なにはともあれ、食事もお酒も非常に美味であったし、みなさんもたいへん愉快な方々であったので、楽しい時を過ごすことができました。お誘いくださったO主任に感謝。
翌日日曜日はとくになにもなかったので、ぶらぶらして過ごす。
なんとなく外に出て、地下鉄のパスカードを作る。
そのあと通りがかった路線バスになんとなく飛び乗り、窓の外を眺めながら、面白そうな風景を探す。
これは今学期の面接試験で「今学期私がいちばん意義深かったのは『遠足』です」と答えてくれた学生さんの影響である。
「遠足? 遠足って何? 『旅行』と何が違うの?」
という私の問いに、彼は「遠足」と「旅行」の違い、「目的性」のなさゆえの自由さ、「視野」を広げる必要性について、などなど……いろいろと語ってくれた。
たしかに、彼の「遠足」の詳細を聞くと、それは「旅」でもなければ「旅行」でもないし、「散策」でもなければ「ピクニック」でもない。「遠足」と呼ぶしかなようなものだった(別に「遠足」は学校行事だけに限った語彙ではないし)。
ちょっとびっくりしたのは、授業中はほとんど喋らない寡黙な学生さんなのだが、自分の考えを述べるために口を開くとすらすらと淀みなく言葉を紡ぎ出して見せたことだ。
別に彼は面接用の出来合いの言葉を再現しているわけではなく、こちらの「聞きたいこと」にちゃんと対応して考え、その場その場で言葉を発している。

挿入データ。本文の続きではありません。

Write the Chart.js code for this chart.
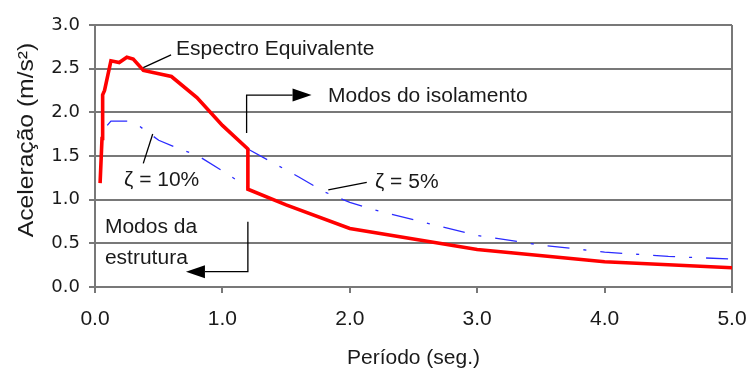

こういう「意外性」に出会うことこそ、コミュニケーションの喜びである。
というわけで、私は面接官として採点する一方で、「それ、楽しそう」と思ってしまった。
「それ、楽しそう」と思ってしまった物事に対しては「ミーハー」で「主体性」などなくなる人間なので、早速自分でも試してみた次第である。
やってみて初めて知ったが、たしかに、これは面白い。
だいたい私は路線バスというものがあまり好きではない(小学校のときは「おうちから離れる」のが怖かったし、中学・高校のときはがさつな愛すべき先輩たちと顔を会わせ過ごさなければならなかったから)。
「路線バス嫌い」は中国でも変わらないのだが、目的地もやらなければならないことも頭に入れずに、気分だけで「ちょいっと」飛び乗ってみると……。あら不思議。バスの中の光景(うんざりした顔の運転手とか、喧嘩しているカップルとか)も、見慣れた街の風景も、結構違って見えるものである。

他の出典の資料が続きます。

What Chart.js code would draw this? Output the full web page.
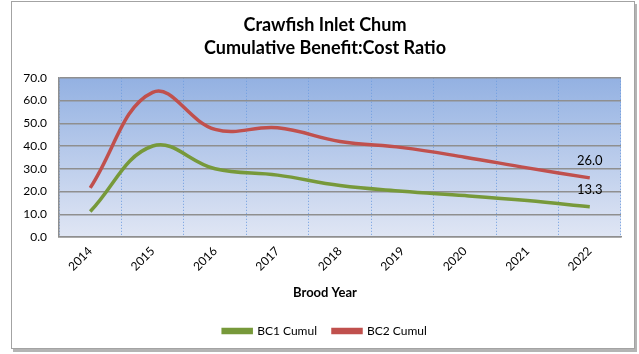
<!DOCTYPE html>
<html>
<head>
<meta charset="utf-8">
<script src="https://cdn.jsdelivr.net/npm/chart.js@4.4.1/dist/chart.umd.min.js"></script>
<style>
	html, body { margin: 0; padding: 0; background: #fff; overflow: hidden; }
	#wrap { position: relative; width: 639px; height: 354px; overflow: hidden; }
	#frame {
		position: absolute; left: 11px; top: 1px; width: 624px; height: 348px;
		box-sizing: border-box; border: 1px solid #a3a3a3;
		box-shadow: 2px 3px 0 #b4b4b4; background: #fff;
	}
	#chart { position: absolute; left: 0; top: 0; }
</style>
</head>
<body>
<div id="wrap">
	<div id="frame"></div>
	<canvas id="chart" width="650" height="354"></canvas>
</div>
<script>
	'use strict';

	var years = ['2014', '2015', '2016', '2017', '2018', '2019', '2020', '2021', '2022'];
	var bc1Cumul = [11.2, 40.0, 30.0, 27.2, 22.6, 20.1, 18.2, 16.0, 13.3];
	var bc2Cumul = [21.6, 63.6, 47.3, 48.0, 42.0, 39.3, 35.1, 30.4, 26.0];
	var yTicks = [0, 10, 20, 30, 40, 50, 60, 70];

	var FONT = 'Lato, "Open Sans", sans-serif';

	/**
	 * Blue gradient behind the plot area
	 */
	var plotBackground = {
		id: 'plotBackground',
		beforeDraw: function (chart) {
			var a = chart.chartArea,
				ctx = chart.ctx,
				grad = ctx.createLinearGradient(0, a.top, 0, a.bottom);

			grad.addColorStop(0, '#93b1e2');
			grad.addColorStop(1, '#e0e6f4');
			ctx.save();
			ctx.fillStyle = grad;
			ctx.fillRect(a.left, a.top, a.right - a.left, a.bottom - a.top);
			ctx.restore();
		}
	};

	/**
	 * Axis title under the year labels, and value labels on the last points
	 */
	var extraText = {
		id: 'extraText',
		afterDraw: function (chart) {
			var ctx = chart.ctx;

			ctx.save();
			ctx.fillStyle = '#000';
			ctx.textAlign = 'center';
			ctx.textBaseline = 'middle';
			ctx.font = 'bold 13px ' + FONT;
			ctx.fillText('Brood Year', chart.width / 2, 293);

			ctx.font = '13px ' + FONT;
			chart.data.datasets.forEach(function (ds, i) {
				var meta = chart.getDatasetMeta(i),
					last = ds.data.length - 1,
					pt = meta.data[last];

				ctx.fillText(ds.data[last].toFixed(1), pt.x, pt.y - 17);
			});
			ctx.restore();
		}
	};

	new Chart(document.getElementById('chart'), {
		type: 'line',
		data: {
			labels: years,
			datasets: [{
				label: 'BC1 Cumul',
				data: bc1Cumul,
				borderColor: '#77993a',
				backgroundColor: '#77993a',
				borderWidth: 3.5,
				tension: 0.4,
				pointRadius: 0
			}, {
				label: 'BC2 Cumul',
				data: bc2Cumul,
				borderColor: '#c0504d',
				backgroundColor: '#c0504d',
				borderWidth: 3.5,
				tension: 0.4,
				pointRadius: 0
			}]
		},
		options: {
			responsive: false,
			animation: false,
			layout: { padding: { left: 0, right: 0, top: 0, bottom: 7 } },
			plugins: {
				title: {
					display: true,
					text: ['Crawfish Inlet Chum', 'Cumulative Benefit:Cost Ratio'],
					color: '#000',
					font: { family: FONT, size: 18, weight: 'bold', lineHeight: 1.3 },
					padding: { top: 13, bottom: 18 }
				},
				legend: {
					position: 'bottom',
					labels: {
						color: '#000',
						font: { family: FONT, size: 12 },
						boxWidth: 28,
						boxHeight: 3,
						padding: 16
					}
				},
				tooltip: { enabled: false }
			},
			scales: {
				x: {
					offset: true,
					grid: {
						offset: true,
						color: '#6f9de0',
						lineWidth: 1,
						drawTicks: false
					},
					border: { display: true, color: '#8f8f8f', width: 1.5, dash: [1, 2] },
					ticks: {
						color: '#000',
						font: { family: FONT, size: 12 },
						minRotation: 45,
						maxRotation: 45,
						padding: 7
					},
					afterFit: function (scale) {
						scale.height = 72;
					}
				},
				y: {
					min: 0,
					max: 70,
					afterBuildTicks: function (scale) {
						scale.ticks = yTicks.map(function (v) { return { value: v }; });
					},
					grid: {
						color: '#8f8f8f',
						lineWidth: 1.5,
						drawTicks: false
					},
					border: { display: true, color: '#8f8f8f', width: 1.5 },
					ticks: {
						color: '#000',
						font: { family: FONT, size: 12 },
						padding: 12,
						callback: function (v) { return Number(v).toFixed(1); }
					},
					afterFit: function (scale) {
						scale.width = 59;
					}
				},
				spacer: {
					position: 'right',
					display: true,
					grid: { display: false },
					border: { display: false },
					ticks: { display: false },
					afterFit: function (scale) {
						scale.width = 29;
					}
				}
			}
		},
		plugins: [plotBackground, extraText]
	});
</script>
</body>
</html>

15分ぐらい乗っていると、高架を走るバスの窓から遠くに大きな湖らしきものが見えたので下車。
「湖らしきもの」があるであろう大体の方向を見定めて、とりあえずトコトコ歩く。
歩いているとなんとなく空腹を覚えたので、なにか食べられそうなところを探す。
いい感じのラーメン屋があったので、入る。
ラーメン屋とはいっても日本の「ラーメン」とは違い、手で伸ばし叩きつけるようにしながら打っていく正真正銘の「拉面」を出すお店。
とりあえず「牛肉拉麺」(9元)とトッピングに「昆布」(結び昆布3つで1元)を注文。

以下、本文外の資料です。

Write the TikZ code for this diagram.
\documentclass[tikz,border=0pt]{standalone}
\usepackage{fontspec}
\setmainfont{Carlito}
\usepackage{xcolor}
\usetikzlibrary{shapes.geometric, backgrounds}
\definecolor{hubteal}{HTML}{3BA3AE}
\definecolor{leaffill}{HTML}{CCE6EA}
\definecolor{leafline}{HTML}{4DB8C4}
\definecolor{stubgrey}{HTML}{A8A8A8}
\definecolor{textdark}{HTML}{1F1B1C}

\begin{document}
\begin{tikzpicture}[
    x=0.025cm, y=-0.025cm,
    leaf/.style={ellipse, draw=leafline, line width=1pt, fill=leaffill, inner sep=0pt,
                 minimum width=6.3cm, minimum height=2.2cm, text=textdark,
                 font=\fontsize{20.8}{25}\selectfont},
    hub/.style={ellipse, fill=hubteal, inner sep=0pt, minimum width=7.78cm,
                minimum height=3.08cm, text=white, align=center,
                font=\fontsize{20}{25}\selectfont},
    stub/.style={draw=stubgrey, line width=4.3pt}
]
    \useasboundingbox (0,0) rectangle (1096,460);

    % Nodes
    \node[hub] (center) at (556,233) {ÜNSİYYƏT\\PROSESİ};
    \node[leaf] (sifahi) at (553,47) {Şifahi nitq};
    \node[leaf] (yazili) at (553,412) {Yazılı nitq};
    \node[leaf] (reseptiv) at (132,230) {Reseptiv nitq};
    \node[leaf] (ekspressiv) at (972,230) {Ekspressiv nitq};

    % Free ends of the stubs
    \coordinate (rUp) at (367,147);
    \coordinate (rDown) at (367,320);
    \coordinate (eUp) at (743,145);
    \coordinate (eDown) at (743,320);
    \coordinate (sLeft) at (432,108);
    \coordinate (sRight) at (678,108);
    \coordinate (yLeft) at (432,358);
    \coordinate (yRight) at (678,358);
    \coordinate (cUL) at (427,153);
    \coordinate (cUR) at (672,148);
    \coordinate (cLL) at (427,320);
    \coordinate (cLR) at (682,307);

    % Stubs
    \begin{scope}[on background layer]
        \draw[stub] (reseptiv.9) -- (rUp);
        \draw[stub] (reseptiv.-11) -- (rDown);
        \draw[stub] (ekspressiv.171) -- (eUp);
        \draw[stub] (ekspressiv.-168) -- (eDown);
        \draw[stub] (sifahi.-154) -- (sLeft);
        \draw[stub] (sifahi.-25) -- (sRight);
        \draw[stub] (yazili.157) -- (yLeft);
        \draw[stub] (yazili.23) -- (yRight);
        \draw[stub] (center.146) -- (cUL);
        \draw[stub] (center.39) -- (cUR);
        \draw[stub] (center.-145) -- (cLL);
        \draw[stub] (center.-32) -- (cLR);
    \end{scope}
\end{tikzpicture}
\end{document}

注文を受けてから麺を打ってくれる。感じがあっていい。
運ばれてきた麺を美味しくいただき、バスから見えた湖らしきものを目指して、腹ごなしに小一時間ばかり歩く。
湖と思ってたそれは、実は「董铺水库」(dong3pu1)という名のダムというか貯水池というか、そういうものだった。
そういえば、たしかに地図を見るときによく大きなダム(というか貯水池というか)を見かけたものだったが、これがそれなのか。
水辺は心落ち着くものである。
何をするでもなく、日曜の午後を過ごす。
「遠足」もたまにはいいものである。